The introduction of the Strategic Partnership (SP) model has paved the way for the introduction of RFIs for several strategic projects. The Navy has introduced RFIs for acquiring hundreds of Naval Multi Role and Utility helicopters, at least 3 squadrons of Multi Role Carrier Borne Fighter (MRCBF) aircraft and at least six stealth enabled diesel-electric submarines.

The Navy is also working towards undertaking quality maintenance and efficient logistics management to ensure optimum performance and operational safety at all times.

While the induction of these platforms promises to add credible strike power to the Navy, the force is also working towards enhancing its infrastructural support along the country’s coast. The Navy has constituted the construction of at least two major naval bases on both the sea boards.

Due efforts are also being made by the Navy to develop effective leadership and it has accorded the highest priority in developing and retaining well-trained, highly-motivated and skilled professionals.

INS Vikramaditya docked in INS Kadamba, Karwar; Source – Sitanshu Kar, DPR, MoD.

On the policy planning front, India is actively gaining support for its ‘Act East’ policy, which it formed exclusively to check the on-slaught of the Chinese. India has garnered support of Vietnam, Japan and other littoral states in the region. Successive efforts from the government have made sure that India has gained solid ground on the geopolitical front. Even though there existed reservations regarding India’s position in Trump Administration’s amended foreign policy, this has now been reversed.

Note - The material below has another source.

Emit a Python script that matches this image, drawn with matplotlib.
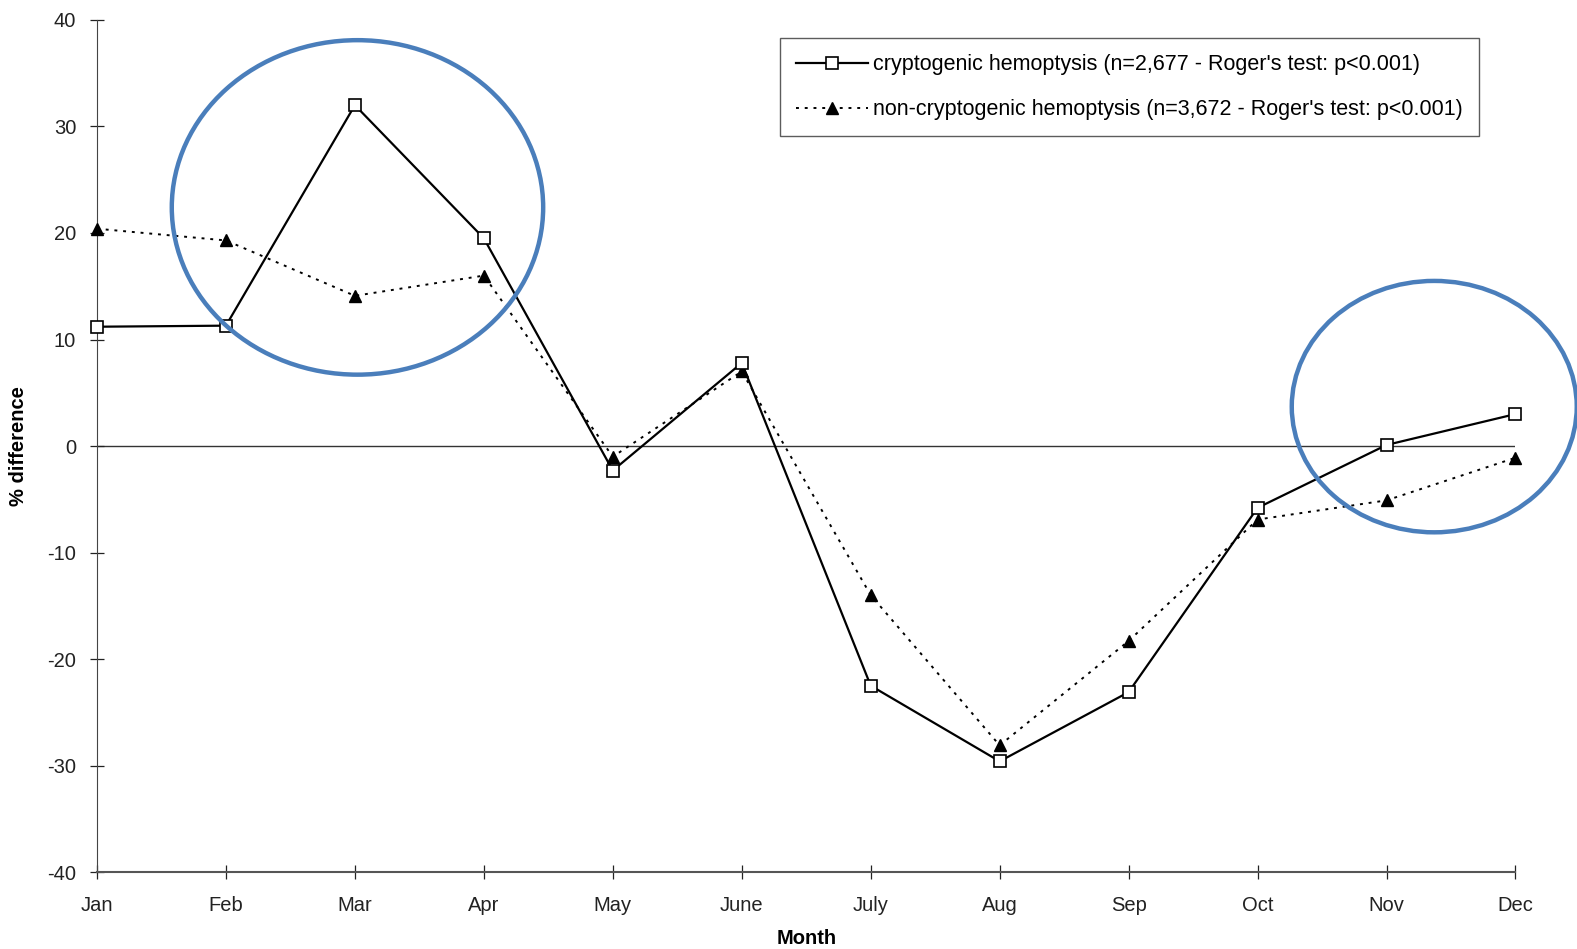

Optimisation of resources, Navy’s embrace of innovation and indigenisation promise to help it accomplish missions across the full spectrum of naval operations. Today, the Western and Eastern seaboards of the country are better guarded than ever. With constant addition of advanced maritime platforms, the Indian Navy is poised to attain the coveted ‘blue water’ navy status at the earliest. The recent initiatives of the government and Navy’s support for indigenization promise to propel forward the growth prospectus of the navy. By 2030, the Indian Navy will help India project her power across the waters.